Group Hopes to Create Plan for Future Maritime Commerce Port Authority Looks Ahead
Posted on: Thursday, 19 January 2006, 00:00 CST
By BYRON ROHRIG, Courier & Press staff writer 464-7426 or blrohrig@evansville.net
If you're looking for clues about future new directions of city government, the resurrected Port Authority of Evansville might be a good place to start.
A master plan for future maritime commerce in Evansville will be a major goal for Port Authority members Tuesday when they are scheduled to be briefed on a company that wants a contract to help with the job. Port Authority Chairman Mike Whicker and city Corporation Counsel David Jones were among those who met in December with Don Miller, president of TPG Marine Enterprises of Indianapolis, which is interested in an agreement with the city.
TPG describes itself as a specialist in assisting inland ports to market and operate their docks.
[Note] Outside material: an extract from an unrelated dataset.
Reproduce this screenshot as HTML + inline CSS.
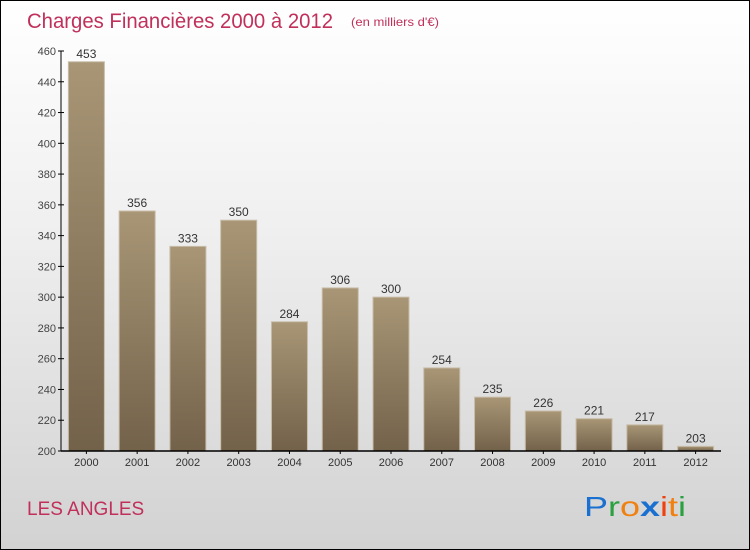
<!DOCTYPE html>
<html><head><meta charset="utf-8"><style>
body{margin:0}
#c{position:relative;width:748px;height:548px;border:1px solid #000;background:linear-gradient(#ffffff,#f0f0f0 40%,#d2d2d2);font-family:"Liberation Sans",sans-serif;overflow:hidden}
</style></head><body>
<div id="c">
<svg id="s" width="748" height="548" xmlns="http://www.w3.org/2000/svg">
<defs><linearGradient id="bg" x1="0" y1="0" x2="0" y2="1"><stop offset="0" stop-color="#a89676"/><stop offset="1" stop-color="#73624a"/></linearGradient></defs>
<text x="26" y="27" font-size="21" fill="#c0305a" textLength="306" lengthAdjust="spacingAndGlyphs">Charges Financières 2000 à 2012</text>
<text x="350" y="25" font-size="12" fill="#c0305a" textLength="88" lengthAdjust="spacingAndGlyphs">(en milliers d'€)</text>
<text x="26" y="514" font-size="19" fill="#c0305a">LES ANGLES</text>
<g font-size="28" font-family="Liberation Sans,sans-serif">
<text x="583" y="515" textLength="102" lengthAdjust="spacingAndGlyphs"><tspan fill="#1a70d0">P</tspan><tspan fill="#2aa040">r</tspan><tspan fill="#f08010">o</tspan><tspan fill="#1a70d0" font-weight="bold">x</tspan><tspan fill="#f04010">i</tspan><tspan fill="#f08010">t</tspan><tspan fill="#2aa040">i</tspan></text></g>
<g id="g"></g>
</svg></div>
<script>
const years=["2000","2001","2002","2003","2004","2005","2006","2007","2008","2009","2010","2011","2012"];
const values=[453,356,333,350,284,306,300,254,235,226,221,217,203];
const yTicks=[200,220,240,260,280,300,320,340,360,380,400,420,440,460];
const NS="http://www.w3.org/2000/svg";
const g=document.getElementById('g');
const x0=60,x1=720,yb=450,yt=50,ymin=200,ymax=460;
const band=(x1-x0)/years.length;
function y(v){return yb-(v-ymin)/(ymax-ymin)*(yb-yt);}
function xc(i){return x0+band*(i+0.5);}
function el(t,a,txt){const e=document.createElementNS(NS,t);for(const k in a)e.setAttribute(k,a[k]);if(txt!==undefined)e.textContent=txt;g.appendChild(e);return e;}
let a=el('line',{x1:x0,x2:x0,y1:yt,y2:yb,stroke:'#000'});


yTicks.forEach(v=>{
 let t=el('line',{x1:x0-3,x2:x0+3,y1:y(v),y2:y(v),stroke:'#000'});
 
 
 let l=el('text',{x:x0-5,y:y(v)+4,'font-size':11,fill:'#444','text-anchor':'end'},v);
 
 
});
values.forEach((v,i)=>{
 const w=36,cx=xc(i);
 let r=el('rect',{x:cx-w/2,y:y(v),width:w,height:yb-y(v),fill:'url(#bg)',stroke:'#c8bca8','stroke-width':1});
 
 
 let t=el('text',{x:cx,y:y(v)-4,'font-size':12,fill:'#333','text-anchor':'middle'},v);
 
 
 let xl=el('text',{x:cx,y:yb+15,'font-size':11,fill:'#333','text-anchor':'middle'},years[i]);
 
 
 let xt=el('line',{x1:cx,x2:cx,y1:yb,y2:yb+3,stroke:'#000'});
 
 
});
let xa=el('line',{x1:x0,x2:x1,y1:yb,y2:yb,stroke:'#000','stroke-width':1.5});


</script>
</body></html>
One of its current projects, described on its company Web site, is developing and marketing a port under contract with local government along the Mississippi River in Lee County, Iowa.
The state statute enabling the port authority requires the body to devise for its maritime operations the equivalent of a land- based master plan. Jones said Friday a key need for a consultant's expertise is the development of that plan, and that talks with TPG were part of a expected series of meetings "where we will be looking to see who all is out there and what works for us." State law does not place a deadline on development of the port plan, Jones said.
Evansville's seven-member port authority may be one to watch carefully for signals on the future of city government. Though the administration resurrected it last year to oversee the municipal dock at Marina Pointe, where LST 325 is moored, state law gives the authority wide-ranging oversight of leisure and commercial activity along the river. Jones, in an organizational meeting in late fall, told newly appointed members they should look well beyond the World War II ship. Their job, he said, would be "creating more commerce, creating more jobs and improving the quality of life of the city."
The city's Port Authority was founded in 1982, but Mayor Frank McDonald II, reluctant to make appointments to do-nothing agencies, allowed it to go dormant after a late-1980s study declared Evansville had no need for a port body.
Also on Tuesday, the Port authority is scheduled to accept assignment to it of a license agreement with USS LST Memorial Inc. and a dock lease agreement with Inland Marina Inc. Both had been assigned temporarily to the Works Board. The Port Authority will meet at 3:45 p.m. Tuesday in Room 307 of the Civic Center.